Life harvests life '
Festival adventurer and agent obscure ... Stu gathers his thoughts from the summer and sends home some stories of Splore!
12 Apr 2004
I had been at Splore for a couple of hours when a funny guy came up to me. He was wearing an Asian designed mask with big buckteeth and an equally styled suit. He handed me his typewriter, with my hands steady, in one magical moment his quirky little fingers typed a note. Without a word, he handed it to me 'life harvests life'.
In this brief moment I was cast back to my first outdoor music gig, the gathering in 1997/98. The environment felt similar, beautiful surrounding trees, good vibes, and as people we were escaping the rush of urban dwellings, to gather. On the Main Stage, the lyrics of Fat Freddy's Drop were filling my spirit,
'Hope for a generation,
hope for a generation,
just beyond my reach.
but by my side.'
Now I was buzzing, Splore's natural flow captured my imagination. In the space of 24 hrs my energy and peacefulness was transpired. There was a sense of closeness at Splore, perhaps the ease with which one could walk about without feeling lost. By nightfall, twinkle lights guided us through walkways and between music zones, and the markets were a maze of food choices.
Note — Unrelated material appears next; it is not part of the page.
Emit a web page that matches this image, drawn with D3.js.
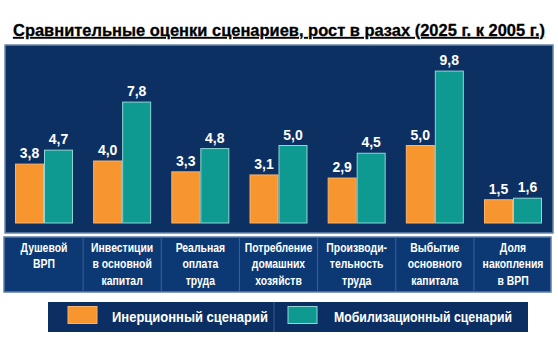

I especially like the Pacifica man chopping up coconuts with a swinging machete, handling it like a natural.
Just beyond the markets was the movie theatre and circus performing stage. Treats included a 2-hour documentary on the Solar Eclipse Party, Flinders Range Dec 02, and a late night Central City Circus fire performance. At 1am on Sunday morning Splore had a surprise for us, the Lightening Man. The Lightening Man sends out electric volts through his hands and conductor rode. It was the first time for me to see his performance and I was amazed. In his words 'it sets the crowd off like nothing else.' I couldn't agree more.
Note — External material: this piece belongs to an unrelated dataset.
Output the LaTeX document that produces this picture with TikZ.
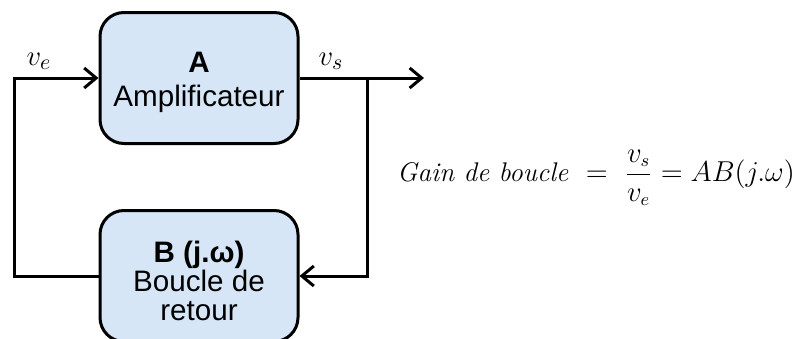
\documentclass[tikz,border=0pt]{standalone}
\usepackage{amsmath,amssymb}
\usepackage{fontspec}
\setsansfont{Liberation Sans}
\usepackage{tikz}
\usetikzlibrary{arrows.meta, positioning, calc}
\definecolor{boxblue}{RGB}{214,230,247}

\begin{document}
\begin{tikzpicture}[
  node distance=32pt,
  block/.style={rectangle, draw=black, line width=1.5pt, fill=boxblue, rounded corners=12pt,
                minimum width=99pt, minimum height=65.5pt, align=center,
                font=\sffamily\fontsize{14.8}{16.5}\selectfont},
  arrow/.style={-{Straight Barb[length=6pt, width=10pt, line width=1.5pt]}, line width=1.5pt},
  sig/.style={font=\fontsize{15}{17}\selectfont}
]
\useasboundingbox (0,0) rectangle (397pt,-169pt);

\node[block] (amp) at (99.5pt,-39pt) {\textbf{A}\rule{0pt}{14.6pt}\\[0.5pt]Amplificateur};
\node[block, below=of amp] (ret) {\textbf{B (j.ω)}\rule{0pt}{15.6pt}\\[-2pt]Boucle de\\[-2pt]retour};

\coordinate (left) at (7pt,0);
\coordinate (tap) at (183.5pt,0);
\coordinate (out) at (212pt,0);

\draw[arrow] (ret.west) -- (ret.west -| left) -- (amp.west -| left) -- (amp.west);
\draw[arrow] (amp.east) -- (amp.east -| out);
\draw[arrow] (amp.east -| tap) -- (ret.east -| tap) -- (ret.east);

\node[sig] (ve) at (19.5pt,-30.5pt) {$v_e$};
\node[sig] (vs) at (165.5pt,-30.5pt) {$v_s$};

\node[font=\fontsize{13.5}{16}\selectfont] (gain) at (298pt,-89pt)
  {\textit{Gain de boucle}\ \ $=\ \dfrac{v_s}{v_e}=AB(j.\omega)$};
\end{tikzpicture}
\end{document}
Unfortunately, the Main Stage was turned off after 1am for noise control reasons. It was a bit of a shame as I could have roll through the early hours with some solid beats. However, the Ocean Zone warmed up pretty quickly. It was an especially cozy place, tucked under the trees and decorated with colour and sparkling lights. We were protected from the evening's cold air and warmed by the dancing turns. Next day I returned to the Ocean Zone, and enjoyed DJ Gabriel during the heat of the day. She played wicked house, warming the mood of the people I was with and putting lots of love into her music.
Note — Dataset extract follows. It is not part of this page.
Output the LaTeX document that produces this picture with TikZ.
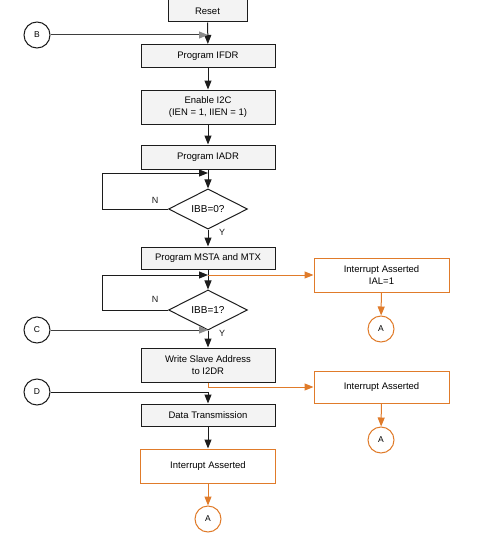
\documentclass[tikz,border=0pt]{standalone}
\usepackage{fontspec}
\setmainfont{Liberation Sans}
\usepackage{tikz}
\usetikzlibrary{arrows.meta,shapes.geometric}
\definecolor{ink}{HTML}{1C1C1C}
\definecolor{warn}{HTML}{E07B2A}
\definecolor{pale}{HTML}{F3F3F3}
\definecolor{fade}{HTML}{8C8C8C}
\tikzset{
  proc/.style   ={draw=ink,line width=1pt,fill=pale,minimum width=134pt,
                  inner sep=2pt,align=center,font=\fontsize{9.5}{11.5}\selectfont},
  irq/.style    ={draw=warn,line width=1pt,fill=white,minimum width=135pt,
                  inner sep=2pt,align=center,font=\fontsize{9.5}{11.5}\selectfont},
  test/.style   ={diamond,draw=ink,line width=1pt,fill=white,minimum width=79pt,
                  minimum height=33pt,inner sep=0pt,font=\fontsize{10}{12}\selectfont},
  conn/.style   ={circle,draw=ink,line width=1pt,fill=white,minimum size=26pt,
                  inner sep=0pt,font=\fontsize{8.5}{10}\selectfont},
  warnconn/.style={conn,draw=warn},
  flow/.style   ={-{Triangle[length=9pt,width=7pt]},line width=1pt,draw=ink},
  joinflow/.style={-{Triangle[length=9pt,width=7pt,color=fade]},line width=1pt,draw=ink!85},
  warnflow/.style={-{Triangle[length=9pt,width=7pt]},line width=1pt,draw=warn},
  tag/.style    ={font=\fontsize{9}{10}\selectfont,text=ink}
}
\begin{document}
\begin{tikzpicture}[x=1pt,y=-1pt]
  \useasboundingbox (0,0) rectangle (500,543);
  \node[proc,minimum width=79pt,minimum height=22pt] (reset) at (207.5,11) {Reset};
  \node[proc,minimum height=23pt] (ifdr) at (208,56) {Program IFDR};
  \node[proc,minimum height=34pt] (i2c) at (208,107) {Enable I2C\\(IEN = 1, IIEN = 1)};
  \node[proc,minimum height=24pt] (iadr) at (208,157) {Program IADR};
  \node[test] (bbfree) at (208,209) {IBB=0?};
  \node[proc,minimum height=22pt] (msta) at (208,258) {Program MSTA and MTX};
  \node[test] (bbset) at (208,310) {IBB=1?};
  \node[proc,minimum height=34pt] (slave) at (208,365) {Write Slave Address\\to I2DR};
  \node[proc,minimum height=22pt] (data) at (208,415) {Data Transmission};
  \node[irq,minimum height=34pt] (irqend) at (208,466) {Interrupt Asserted};
  \node[warnconn] (aend) at (208,519) {A};
  \node[irq,minimum height=34pt] (irqal) at (381.5,275) {Interrupt Asserted\\IAL=1};
  \node[warnconn] (aal) at (381,329) {A};
  \node[irq,minimum height=32pt] (irqaddr) at (381.5,387) {Interrupt Asserted};
  \node[warnconn] (aaddr) at (381,440) {A};
  \node[conn] (b) at (37,35) {B};
  \node[conn] (c) at (37,330) {C};
  \node[conn] (d) at (37,392) {D};
  \coordinate (bjoin) at (208,35);
  \coordinate (cjoin) at (208,330);
  \coordinate (loopa) at (102,173);
  \coordinate (joina) at (208,173);
  \coordinate (loopb) at (102,275);
  \coordinate (joinb) at (208,275);

  \draw[flow] (reset) -- (ifdr);
  \draw[joinflow] (b) -- (bjoin);
  \draw[flow] (ifdr) -- (i2c);
  \draw[flow] (i2c) -- (iadr);
  \draw[flow] (iadr) -- (bbfree);
  \draw[flow] (bbfree.west) -| (loopa) -- (joina);
  \draw[flow] (bbfree) -- (msta);
  \draw[flow] (msta) -- (bbset);
  \draw[flow] (bbset.west) -| (loopb) -- (joinb);
  \draw[warnflow] (joinb) -- (irqal);
  \draw[warnflow] (irqal) -- (aal);
  \draw[joinflow] (c) -- (cjoin);
  \draw[flow] (bbset) -- (slave);
  \draw[warnflow] (slave.south) |- (irqaddr.west);
  \draw[warnflow] (irqaddr) -- (aaddr);
  \draw[flow] (d) -| (data.north);
  \draw[flow] (data) -- (irqend);
  \draw[warnflow] (irqend) -- (aend);

  \node[tag] (nfree) at (155,200) {N};
  \node[tag] (yfree) at (222,232) {Y};
  \node[tag] (nset) at (155,299) {N};
  \node[tag] (yset) at (222,333) {Y};
\end{tikzpicture}
\end{document}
On the Main Stage Trinity Roots smoothed out any rusty feelings from the night prior and one felt the vibe these guys have spread over the summer, from the Roots Festival to Rippon and now Splore, naming a few. By Mid afternoon, DDub played upbeat tunes. They brought the dancers out with lyrics like 'come dance with me shake my soul'. The sound of the saxophone, trumpet, bongos, drums and voice-overs grounded people as they danced, unstoppable and satisfied.
Suddenly, after a welcomed encore from DDub, Splore was all over. Amanda and Allen greeted us to say thanks and goodbye. Amanda's words were 'thanks to the audience, it has been the most beautiful love festival ever.' Allen also put things into perspective, giving respect back to everyone involved with Splore. Allen's words 'if we had had the rain we received last Saturday this Saturday, we would have been running from the country'. In other words, the weather is a significant element in the enjoyment of any outdoor festival, not to mention the people and music.
And thank you, to all the people involved with outdoor gigs during the summer of 2004. I feel like we have had a summer. The days I gathered at an outdoor gig in 04 were real good. While I missed Destination and it's final gathering at Cave Stream, Flock Hill, Destination deserves the respect it has for soul and good vibes. It's a challenging place run a music festival as the alpine environment has an array of storms to shake our bones. I was briefly chatting to a woman at an airport check-in the other day. She spied a destination sticker and asked if I went this year. She was truly amped, having not been before; she went because she didn't want to miss out. And commenting about the weather, 'it might of rained and there may have been some mud but I didn't notice a thing'. Kia ora.
It's autumn now, the leaves are falling and days shorter. Where was the smoothness of our summer just gone? It was in the music. Music harvests life too.